Print exactly the lines running from the one that holds "Give me the D3.js source for this chart." through the one that holds "przedmiotów przyrodniczych z", please, and leave the pictures out.

◆ DATA
════
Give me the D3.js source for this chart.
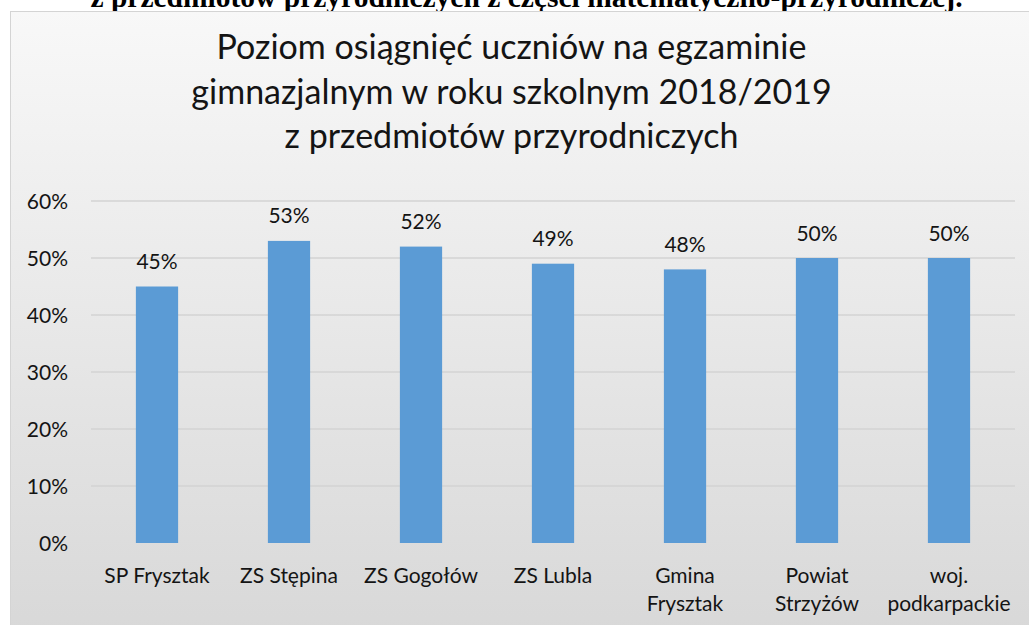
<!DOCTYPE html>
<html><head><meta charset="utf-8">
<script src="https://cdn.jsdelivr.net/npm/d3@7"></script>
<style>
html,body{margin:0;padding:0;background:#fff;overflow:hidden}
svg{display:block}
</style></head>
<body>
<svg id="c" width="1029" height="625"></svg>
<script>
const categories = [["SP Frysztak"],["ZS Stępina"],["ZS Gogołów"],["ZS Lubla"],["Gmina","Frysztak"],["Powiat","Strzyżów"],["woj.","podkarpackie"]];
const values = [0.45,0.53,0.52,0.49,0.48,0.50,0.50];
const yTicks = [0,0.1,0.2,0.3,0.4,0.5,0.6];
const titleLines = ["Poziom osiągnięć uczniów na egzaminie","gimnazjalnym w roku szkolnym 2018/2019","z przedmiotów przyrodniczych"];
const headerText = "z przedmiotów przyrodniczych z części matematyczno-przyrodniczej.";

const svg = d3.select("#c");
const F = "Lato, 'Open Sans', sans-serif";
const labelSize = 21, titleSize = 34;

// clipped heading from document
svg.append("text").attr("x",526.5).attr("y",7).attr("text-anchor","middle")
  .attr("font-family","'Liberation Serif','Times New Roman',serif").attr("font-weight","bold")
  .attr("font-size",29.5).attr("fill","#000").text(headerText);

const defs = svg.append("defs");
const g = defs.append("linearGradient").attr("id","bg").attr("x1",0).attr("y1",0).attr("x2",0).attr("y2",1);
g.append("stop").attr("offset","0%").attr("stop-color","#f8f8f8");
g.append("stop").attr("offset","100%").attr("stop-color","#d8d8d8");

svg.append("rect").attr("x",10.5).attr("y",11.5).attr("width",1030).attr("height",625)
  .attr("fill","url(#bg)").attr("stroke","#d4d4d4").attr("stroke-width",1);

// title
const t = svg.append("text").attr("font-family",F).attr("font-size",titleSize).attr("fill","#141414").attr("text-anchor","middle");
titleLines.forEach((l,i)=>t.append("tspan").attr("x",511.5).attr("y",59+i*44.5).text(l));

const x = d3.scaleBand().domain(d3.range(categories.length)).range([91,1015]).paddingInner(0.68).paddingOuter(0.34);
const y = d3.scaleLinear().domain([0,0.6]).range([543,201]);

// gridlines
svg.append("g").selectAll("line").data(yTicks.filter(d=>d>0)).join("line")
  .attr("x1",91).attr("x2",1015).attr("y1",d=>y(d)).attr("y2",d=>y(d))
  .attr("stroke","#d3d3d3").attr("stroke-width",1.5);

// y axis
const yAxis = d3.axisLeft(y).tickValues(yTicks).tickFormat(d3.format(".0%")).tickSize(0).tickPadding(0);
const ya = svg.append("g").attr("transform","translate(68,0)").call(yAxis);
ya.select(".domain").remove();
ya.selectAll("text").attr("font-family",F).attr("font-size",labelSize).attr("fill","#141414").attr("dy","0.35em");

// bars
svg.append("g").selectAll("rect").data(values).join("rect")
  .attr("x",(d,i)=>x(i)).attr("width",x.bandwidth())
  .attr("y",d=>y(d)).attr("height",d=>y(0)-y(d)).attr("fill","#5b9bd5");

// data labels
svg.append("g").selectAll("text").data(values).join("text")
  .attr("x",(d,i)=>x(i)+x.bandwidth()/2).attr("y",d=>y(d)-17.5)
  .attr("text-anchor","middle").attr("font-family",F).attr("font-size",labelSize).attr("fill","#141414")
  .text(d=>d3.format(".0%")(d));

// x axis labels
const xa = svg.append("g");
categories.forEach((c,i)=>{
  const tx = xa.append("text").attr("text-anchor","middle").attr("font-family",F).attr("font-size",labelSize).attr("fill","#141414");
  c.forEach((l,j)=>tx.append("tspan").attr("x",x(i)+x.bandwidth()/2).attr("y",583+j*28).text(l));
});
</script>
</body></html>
════
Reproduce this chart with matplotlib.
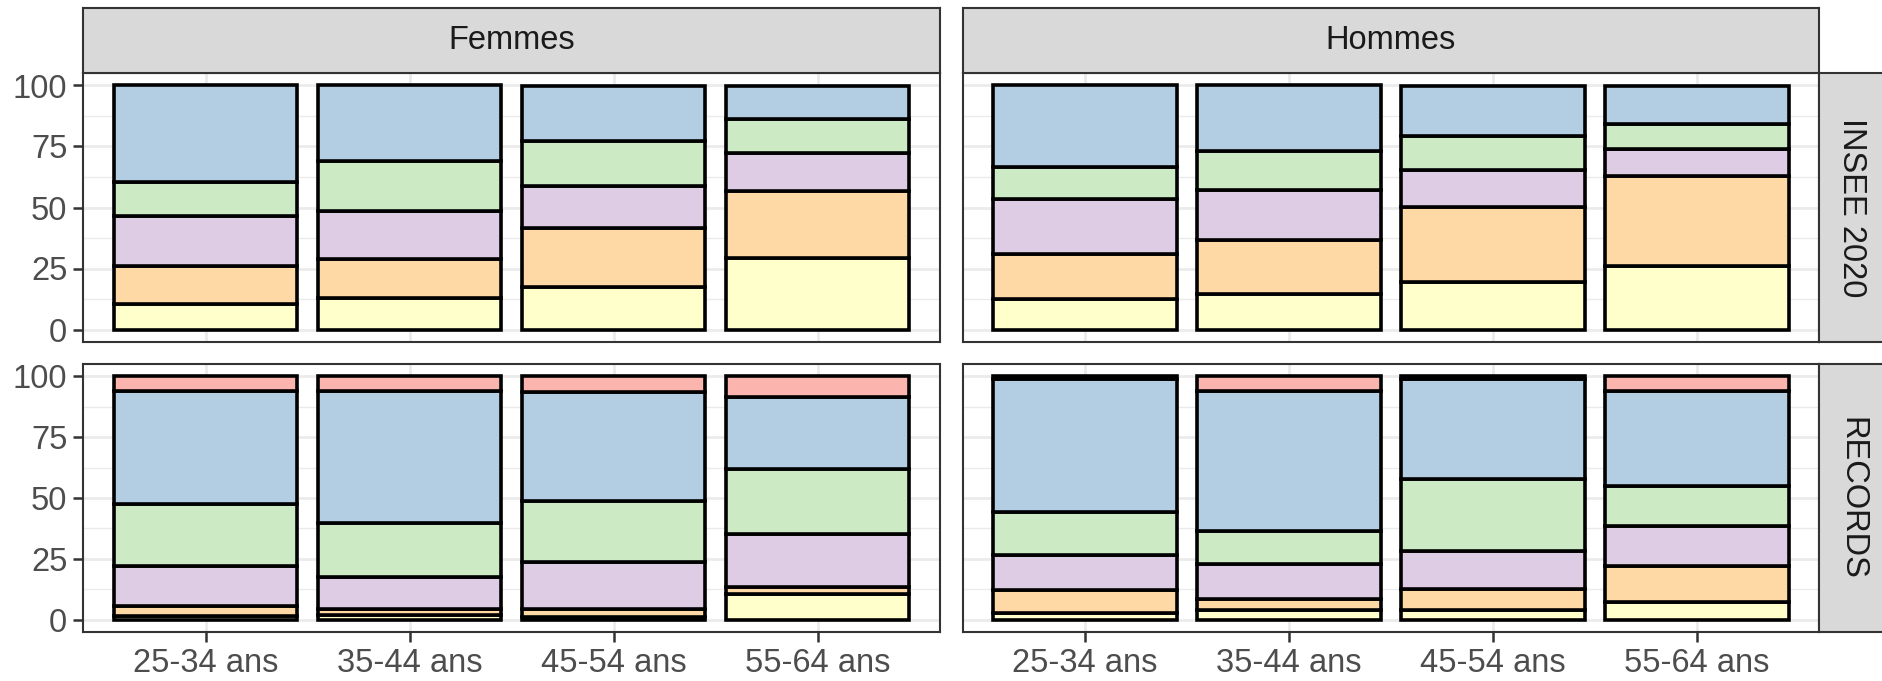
════
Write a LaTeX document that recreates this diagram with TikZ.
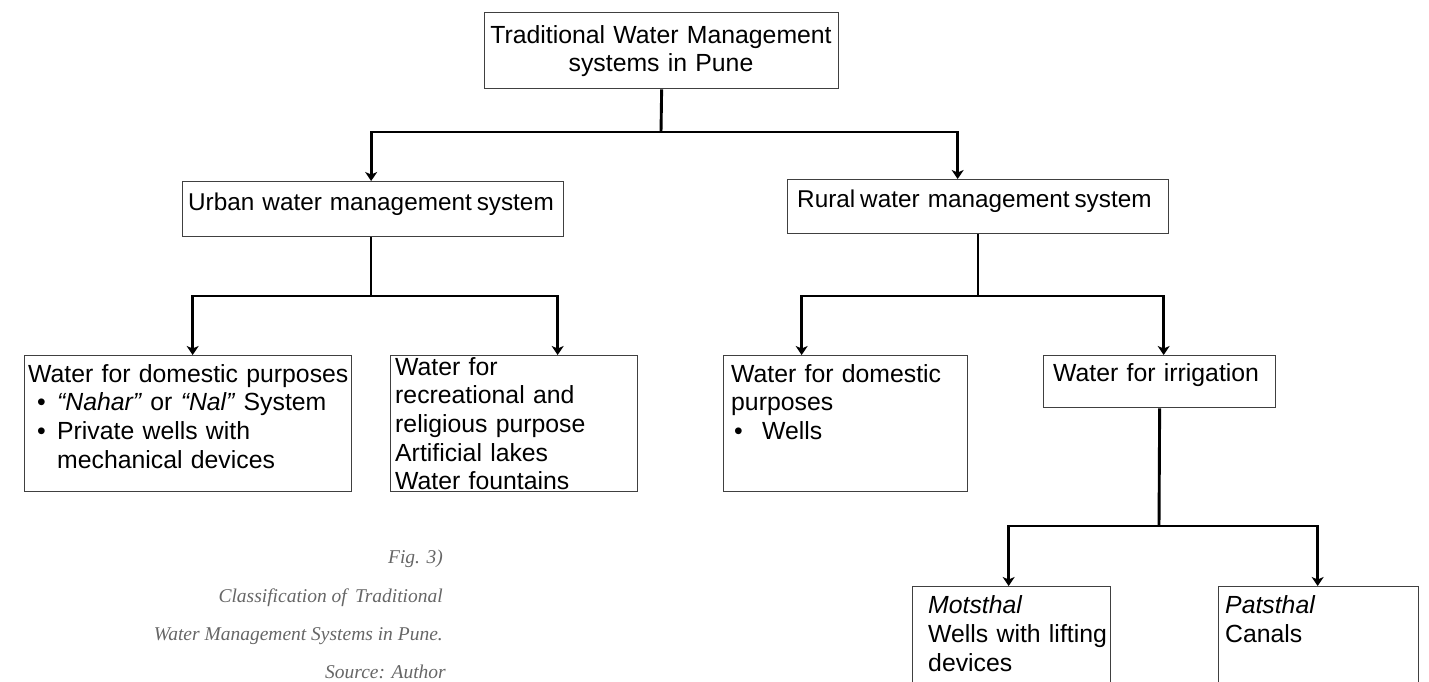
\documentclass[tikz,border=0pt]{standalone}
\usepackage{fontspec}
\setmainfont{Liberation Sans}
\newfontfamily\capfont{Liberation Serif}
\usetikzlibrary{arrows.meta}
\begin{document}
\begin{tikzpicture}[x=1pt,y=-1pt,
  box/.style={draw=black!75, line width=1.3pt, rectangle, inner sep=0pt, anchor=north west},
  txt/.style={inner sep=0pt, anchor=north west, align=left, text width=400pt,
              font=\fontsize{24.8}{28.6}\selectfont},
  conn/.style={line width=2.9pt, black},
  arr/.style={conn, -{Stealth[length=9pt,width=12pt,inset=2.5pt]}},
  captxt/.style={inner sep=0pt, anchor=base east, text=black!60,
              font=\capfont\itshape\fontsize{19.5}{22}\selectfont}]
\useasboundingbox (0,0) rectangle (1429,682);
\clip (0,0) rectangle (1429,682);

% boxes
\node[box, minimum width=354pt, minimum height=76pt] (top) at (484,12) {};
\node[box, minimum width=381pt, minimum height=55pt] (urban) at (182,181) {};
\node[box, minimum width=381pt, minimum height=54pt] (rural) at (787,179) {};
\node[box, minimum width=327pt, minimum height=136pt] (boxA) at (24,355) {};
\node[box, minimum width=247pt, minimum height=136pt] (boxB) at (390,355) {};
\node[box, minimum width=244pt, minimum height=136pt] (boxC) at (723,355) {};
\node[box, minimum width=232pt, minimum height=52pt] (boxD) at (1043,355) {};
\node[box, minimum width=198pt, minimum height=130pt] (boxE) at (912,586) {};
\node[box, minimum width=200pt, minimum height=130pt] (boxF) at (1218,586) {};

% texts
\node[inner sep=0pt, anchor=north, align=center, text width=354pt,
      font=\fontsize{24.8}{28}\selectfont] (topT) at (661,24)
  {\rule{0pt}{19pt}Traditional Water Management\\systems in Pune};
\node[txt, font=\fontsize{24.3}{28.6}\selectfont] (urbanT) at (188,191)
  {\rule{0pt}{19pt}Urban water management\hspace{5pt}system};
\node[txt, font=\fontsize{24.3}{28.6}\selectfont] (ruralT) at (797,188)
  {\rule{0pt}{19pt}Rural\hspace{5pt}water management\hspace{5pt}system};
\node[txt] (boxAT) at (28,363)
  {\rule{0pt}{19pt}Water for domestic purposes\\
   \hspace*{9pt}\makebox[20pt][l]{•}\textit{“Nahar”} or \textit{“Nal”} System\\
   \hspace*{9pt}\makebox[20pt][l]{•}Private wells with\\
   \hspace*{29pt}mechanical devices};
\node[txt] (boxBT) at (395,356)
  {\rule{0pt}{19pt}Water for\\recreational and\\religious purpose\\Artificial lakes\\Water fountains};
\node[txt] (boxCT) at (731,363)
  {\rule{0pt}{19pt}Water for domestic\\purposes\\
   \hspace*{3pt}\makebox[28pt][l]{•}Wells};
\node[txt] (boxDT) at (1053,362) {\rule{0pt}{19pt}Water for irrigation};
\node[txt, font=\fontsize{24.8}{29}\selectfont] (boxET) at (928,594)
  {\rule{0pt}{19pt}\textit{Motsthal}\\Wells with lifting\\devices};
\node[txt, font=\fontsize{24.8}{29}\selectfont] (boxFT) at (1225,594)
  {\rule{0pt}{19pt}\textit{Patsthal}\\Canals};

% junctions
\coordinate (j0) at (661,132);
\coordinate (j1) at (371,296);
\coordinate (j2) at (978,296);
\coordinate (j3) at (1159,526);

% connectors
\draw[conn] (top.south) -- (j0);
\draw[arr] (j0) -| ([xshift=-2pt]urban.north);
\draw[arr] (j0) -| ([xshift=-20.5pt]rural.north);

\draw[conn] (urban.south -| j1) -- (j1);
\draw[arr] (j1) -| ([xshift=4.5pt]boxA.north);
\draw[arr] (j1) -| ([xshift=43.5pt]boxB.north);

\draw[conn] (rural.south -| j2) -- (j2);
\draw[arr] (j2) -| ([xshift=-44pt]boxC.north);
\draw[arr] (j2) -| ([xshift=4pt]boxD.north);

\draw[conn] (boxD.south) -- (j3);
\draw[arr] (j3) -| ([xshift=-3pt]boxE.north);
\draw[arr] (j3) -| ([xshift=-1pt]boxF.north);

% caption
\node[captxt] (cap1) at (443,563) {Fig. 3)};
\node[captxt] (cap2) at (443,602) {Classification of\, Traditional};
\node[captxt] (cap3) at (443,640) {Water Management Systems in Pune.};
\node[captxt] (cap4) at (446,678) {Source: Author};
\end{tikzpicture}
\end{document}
════
◆ THE RESPONSE
Give me the D3.js source for this chart.
<!DOCTYPE html>
<html><head><meta charset="utf-8">
<script src="https://cdn.jsdelivr.net/npm/d3@7"></script>
<style>
html,body{margin:0;padding:0;background:#fff;overflow:hidden}
svg{display:block}
</style></head>
<body>
<svg id="c" width="1029" height="625"></svg>
<script>
const categories = [["SP Frysztak"],["ZS Stępina"],["ZS Gogołów"],["ZS Lubla"],["Gmina","Frysztak"],["Powiat","Strzyżów"],["woj.","podkarpackie"]];
const values = [0.45,0.53,0.52,0.49,0.48,0.50,0.50];
const yTicks = [0,0.1,0.2,0.3,0.4,0.5,0.6];
const titleLines = ["Poziom osiągnięć uczniów na egzaminie","gimnazjalnym w roku szkolnym 2018/2019","z przedmiotów przyrodniczych"];
const headerText = "z przedmiotów przyrodniczych z części matematyczno-przyrodniczej.";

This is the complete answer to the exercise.